» DATA EXCERPT

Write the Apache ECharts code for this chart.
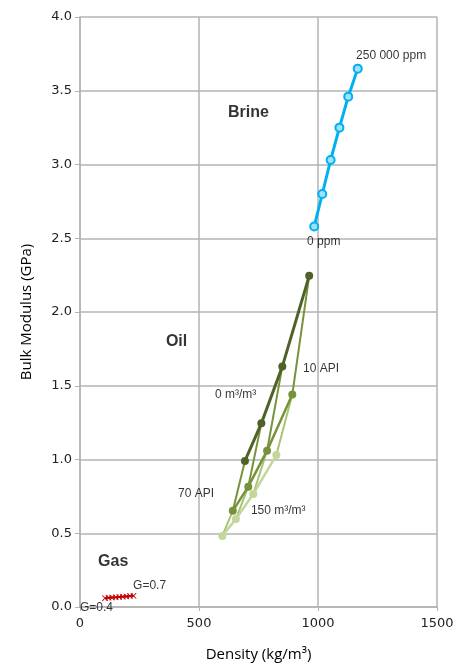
<!DOCTYPE html>
<html lang="en" style="height: 100%">
<head>
  <meta charset="utf-8">
</head>
<body style="height: 100%; margin: 0; background: #fff">
  <div id="container" style="height: 100%"></div>
  <script type="text/javascript" src="https://cdn.jsdelivr.net/npm/echarts@6/dist/echarts.min.js"></script>
  <script type="text/javascript">
// brine, 0 ppm -> 250 000 ppm
var brineDensity = [984, 1018, 1053, 1090, 1127, 1167];
var brineModulus = [2.58, 2.80, 3.03, 3.25, 3.46, 3.65];

// oil, points ordered 70, 50, 30, 10 API
var oilDensityGor0 = [693, 762, 850, 963];
var oilModulusGor0 = [0.99, 1.245, 1.63, 2.245];
var oilDensityGorMid = [642, 707, 786, 892];
var oilModulusGorMid = [0.652, 0.816, 1.06, 1.44];
var oilDensityGor150 = [598, 655, 728, 825];
var oilModulusGor150 = [0.482, 0.596, 0.766, 1.03];

// gas, G=0.4 -> G=0.7
var gasDensity = [105, 120, 135, 150, 165, 180, 195, 210, 225];
var gasModulus = [0.060, 0.062, 0.064, 0.066, 0.068, 0.070, 0.072, 0.074, 0.076];

var xTicks = [0, 500, 1000, 1500];
var yTicks = [0, 0.5, 1, 1.5, 2, 2.5, 3, 3.5, 4];

// annotations [text, density, modulus, bold]
var notes = [
  ['Brine', 622, 3.35, true],
  ['Oil', 361, 1.80, true],
  ['Gas', 76, 0.31, true],
  ['250 000 ppm', 1160, 3.74, false],
  ['0 ppm', 954, 2.475, false],
  ['10 API', 937, 1.614, false],
  ['0 m³/m³', 567, 1.437, false],
  ['70 API', 412, 0.766, false],
  ['150 m³/m³', 718, 0.651, false],
  ['G=0.7', 223, 0.142, false],
  ['G=0.4', 0, -0.005, false]
];

function pairs(xs, ys) {
  return xs.map(function (x, i) { return [x, ys[i]]; });
}

var cDark = '#4f6228', cMid = '#76923c', cLight = '#c3d69b';

var series = [];

// API lines across gas/oil ratio
for (var i = 0; i < 4; i++) {
  series.push({
    type: 'line', symbol: 'none', z: 2,
    lineStyle: { color: cMid, width: 2 },
    data: [[oilDensityGor0[i], oilModulusGor0[i]], [oilDensityGorMid[i], oilModulusGorMid[i]]]
  });
  series.push({
    type: 'line', symbol: 'none', z: 2,
    lineStyle: { color: '#a9c475', width: 2 },
    data: [[oilDensityGorMid[i], oilModulusGorMid[i]], [oilDensityGor150[i], oilModulusGor150[i]]]
  });
}

series.push({
  name: 'oil 150', type: 'line', z: 3, symbol: 'circle', symbolSize: 8,
  itemStyle: { color: cLight }, lineStyle: { color: cLight, width: 2.5 },
  data: pairs(oilDensityGor150, oilModulusGor150)
});
series.push({
  name: 'oil mid', type: 'line', z: 4, symbol: 'circle', symbolSize: 8,
  itemStyle: { color: cMid }, lineStyle: { color: cMid, width: 2.5 },
  data: pairs(oilDensityGorMid, oilModulusGorMid)
});
series.push({
  name: 'oil 0', type: 'line', z: 5, symbol: 'circle', symbolSize: 8,
  itemStyle: { color: cDark }, lineStyle: { color: cDark, width: 3 },
  data: pairs(oilDensityGor0, oilModulusGor0)
});

series.push({
  name: 'brine', type: 'line', z: 5, symbol: 'circle', symbolSize: 8,
  itemStyle: { color: '#9fe2fa', borderColor: '#00b0f0', borderWidth: 2 },
  lineStyle: { color: '#00b0f0', width: 3 },
  data: pairs(brineDensity, brineModulus)
});

series.push({
  name: 'gas', type: 'line', z: 5,
  symbol: 'path://M0,1L1,0L5,4L9,0L10,1L6,5L10,9L9,10L5,6L1,10L0,9L4,5Z',
  symbolSize: 6,
  itemStyle: { color: '#c00000' },
  lineStyle: { color: '#c00000', width: 2 },
  data: pairs(gasDensity, gasModulus)
});

series.push({
  type: 'scatter', z: 10, symbolSize: 0, clip: false, silent: true,
  data: notes.map(function (n) {
    return {
      value: [n[1], n[2]],
      label: {
        show: true, position: 'right', distance: 0,
        formatter: n[0],
        fontFamily: 'Liberation Sans, Arial, sans-serif',
        fontSize: n[3] ? 16 : 12,
        fontWeight: n[3] ? 'bold' : 'normal',
        color: '#000'
      }
    };
  })
});

var myChart = echarts.init(document.getElementById('container'), null, { renderer: 'canvas' });

var option = {
  backgroundColor: '#fff',
  animation: false,
  grid: { left: 80, right: 25, top: 17, bottom: 60 },
  xAxis: {
    type: 'value', min: xTicks[0], max: xTicks[xTicks.length - 1], interval: 500,
    name: 'Density (kg/m³)', nameLocation: 'middle', nameGap: 40,
    nameTextStyle: { fontFamily: 'Open Sans', fontSize: 15, color: '#000' },
    axisLine: { show: true, lineStyle: { color: '#b3b3b3', width: 1.5 } },
    axisTick: { show: true, length: 4, lineStyle: { color: '#b3b3b3' } },
    axisLabel: {
      fontFamily: 'DejaVu Sans', fontSize: 13, color: '#222', margin: 10,
      formatter: function (v) { return String(v); }
    },
    splitLine: { show: true, lineStyle: { color: '#b3b3b3', width: 1.5 } }
  },
  yAxis: {
    type: 'value', min: yTicks[0], max: yTicks[yTicks.length - 1], interval: 0.5,
    name: 'Bulk Modulus (GPa)', nameLocation: 'middle', nameGap: 46,
    nameTextStyle: { fontFamily: 'Open Sans', fontSize: 15, color: '#000' },
    axisLine: { show: true, lineStyle: { color: '#b3b3b3', width: 1.5 } },
    axisTick: { show: true, length: 5, lineStyle: { color: '#b3b3b3' } },
    axisLabel: {
      fontFamily: 'DejaVu Sans', fontSize: 13, color: '#222', margin: 8,
      formatter: function (v) { return v.toFixed(1); }
    },
    splitLine: { show: true, lineStyle: { color: '#b3b3b3', width: 1.5 } }
  },
  series: series
};

myChart.setOption(option);
window.addEventListener('resize', myChart.resize);
  </script>
</body>
</html>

» PROBLEM DESCRIPTION
Every line of the data above should be quoted exactly. Omit the pictures.

» ANSWER TO THE EXERCISE
Write the Apache ECharts code for this chart.
<!DOCTYPE html>
<html lang="en" style="height: 100%">
<head>
  <meta charset="utf-8">
</head>
<body style="height: 100%; margin: 0; background: #fff">
  <div id="container" style="height: 100%"></div>
  <script type="text/javascript" src="https://cdn.jsdelivr.net/npm/echarts@6/dist/echarts.min.js"></script>
  <script type="text/javascript">
// brine, 0 ppm -> 250 000 ppm
var brineDensity = [984, 1018, 1053, 1090, 1127, 1167];
var brineModulus = [2.58, 2.80, 3.03, 3.25, 3.46, 3.65];

// oil, points ordered 70, 50, 30, 10 API
var oilDensityGor0 = [693, 762, 850, 963];
var oilModulusGor0 = [0.99, 1.245, 1.63, 2.245];
var oilDensityGorMid = [642, 707, 786, 892];
var oilModulusGorMid = [0.652, 0.816, 1.06, 1.44];
var oilDensityGor150 = [598, 655, 728, 825];
var oilModulusGor150 = [0.482, 0.596, 0.766, 1.03];

// gas, G=0.4 -> G=0.7
var gasDensity = [105, 120, 135, 150, 165, 180, 195, 210, 225];
var gasModulus = [0.060, 0.062, 0.064, 0.066, 0.068, 0.070, 0.072, 0.074, 0.076];

var xTicks = [0, 500, 1000, 1500];
var yTicks = [0, 0.5, 1, 1.5, 2, 2.5, 3, 3.5, 4];

// annotations [text, density, modulus, bold]
var notes = [
  ['Brine', 622, 3.35, true],
  ['Oil', 361, 1.80, true],
  ['Gas', 76, 0.31, true],
  ['250 000 ppm', 1160, 3.74, false],
  ['0 ppm', 954, 2.475, false],
  ['10 API', 937, 1.614, false],
  ['0 m³/m³', 567, 1.437, false],
  ['70 API', 412, 0.766, false],
  ['150 m³/m³', 718, 0.651, false],
  ['G=0.7', 223, 0.142, false],
  ['G=0.4', 0, -0.005, false]
];

function pairs(xs, ys) {
  return xs.map(function (x, i) { return [x, ys[i]]; });
}

var cDark = '#4f6228', cMid = '#76923c', cLight = '#c3d69b';

var series = [];

// API lines across gas/oil ratio
for (var i = 0; i < 4; i++) {
  series.push({
    type: 'line', symbol: 'none', z: 2,
    lineStyle: { color: cMid, width: 2 },
    data: [[oilDensityGor0[i], oilModulusGor0[i]], [oilDensityGorMid[i], oilModulusGorMid[i]]]
  });
  series.push({
    type: 'line', symbol: 'none', z: 2,
    lineStyle: { color: '#a9c475', width: 2 },
    data: [[oilDensityGorMid[i], oilModulusGorMid[i]], [oilDensityGor150[i], oilModulusGor150[i]]]
  });
}

series.push({
  name: 'oil 150', type: 'line', z: 3, symbol: 'circle', symbolSize: 8,
  itemStyle: { color: cLight }, lineStyle: { color: cLight, width: 2.5 },
  data: pairs(oilDensityGor150, oilModulusGor150)
});
series.push({
  name: 'oil mid', type: 'line', z: 4, symbol: 'circle', symbolSize: 8,
  itemStyle: { color: cMid }, lineStyle: { color: cMid, width: 2.5 },
  data: pairs(oilDensityGorMid, oilModulusGorMid)
});
series.push({
  name: 'oil 0', type: 'line', z: 5, symbol: 'circle', symbolSize: 8,
  itemStyle: { color: cDark }, lineStyle: { color: cDark, width: 3 },
  data: pairs(oilDensityGor0, oilModulusGor0)
});

series.push({
  name: 'brine', type: 'line', z: 5, symbol: 'circle', symbolSize: 8,
  itemStyle: { color: '#9fe2fa', borderColor: '#00b0f0', borderWidth: 2 },
  lineStyle: { color: '#00b0f0', width: 3 },
  data: pairs(brineDensity, brineModulus)
});

series.push({
  name: 'gas', type: 'line', z: 5,
  symbol: 'path://M0,1L1,0L5,4L9,0L10,1L6,5L10,9L9,10L5,6L1,10L0,9L4,5Z',
  symbolSize: 6,
  itemStyle: { color: '#c00000' },
  lineStyle: { color: '#c00000', width: 2 },
  data: pairs(gasDensity, gasModulus)
});

series.push({
  type: 'scatter', z: 10, symbolSize: 0, clip: false, silent: true,
  data: notes.map(function (n) {
    return {
      value: [n[1], n[2]],
      label: {
        show: true, position: 'right', distance: 0,
        formatter: n[0],
        fontFamily: 'Liberation Sans, Arial, sans-serif',
        fontSize: n[3] ? 16 : 12,
        fontWeight: n[3] ? 'bold' : 'normal',
        color: '#000'
      }
    };
  })
});

var myChart = echarts.init(document.getElementById('container'), null, { renderer: 'canvas' });

var option = {
  backgroundColor: '#fff',
  animation: false,
  grid: { left: 80, right: 25, top: 17, bottom: 60 },
  xAxis: {
    type: 'value', min: xTicks[0], max: xTicks[xTicks.length - 1], interval: 500,
    name: 'Density (kg/m³)', nameLocation: 'middle', nameGap: 40,
    nameTextStyle: { fontFamily: 'Open Sans', fontSize: 15, color: '#000' },
    axisLine: { show: true, lineStyle: { color: '#b3b3b3', width: 1.5 } },
    axisTick: { show: true, length: 4, lineStyle: { color: '#b3b3b3' } },
    axisLabel: {
      fontFamily: 'DejaVu Sans', fontSize: 13, color: '#222', margin: 10,
      formatter: function (v) { return String(v); }
    },
    splitLine: { show: true, lineStyle: { color: '#b3b3b3', width: 1.5 } }
  },
  yAxis: {
    type: 'value', min: yTicks[0], max: yTicks[yTicks.length - 1], interval: 0.5,
    name: 'Bulk Modulus (GPa)', nameLocation: 'middle', nameGap: 46,
    nameTextStyle: { fontFamily: 'Open Sans', fontSize: 15, color: '#000' },
    axisLine: { show: true, lineStyle: { color: '#b3b3b3', width: 1.5 } },
    axisTick: { show: true, length: 5, lineStyle: { color: '#b3b3b3' } },
    axisLabel: {
      fontFamily: 'DejaVu Sans', fontSize: 13, color: '#222', margin: 8,
      formatter: function (v) { return v.toFixed(1); }
    },
    splitLine: { show: true, lineStyle: { color: '#b3b3b3', width: 1.5 } }
  },
  series: series
};

myChart.setOption(option);
window.addEventListener('resize', myChart.resize);
  </script>
</body>
</html>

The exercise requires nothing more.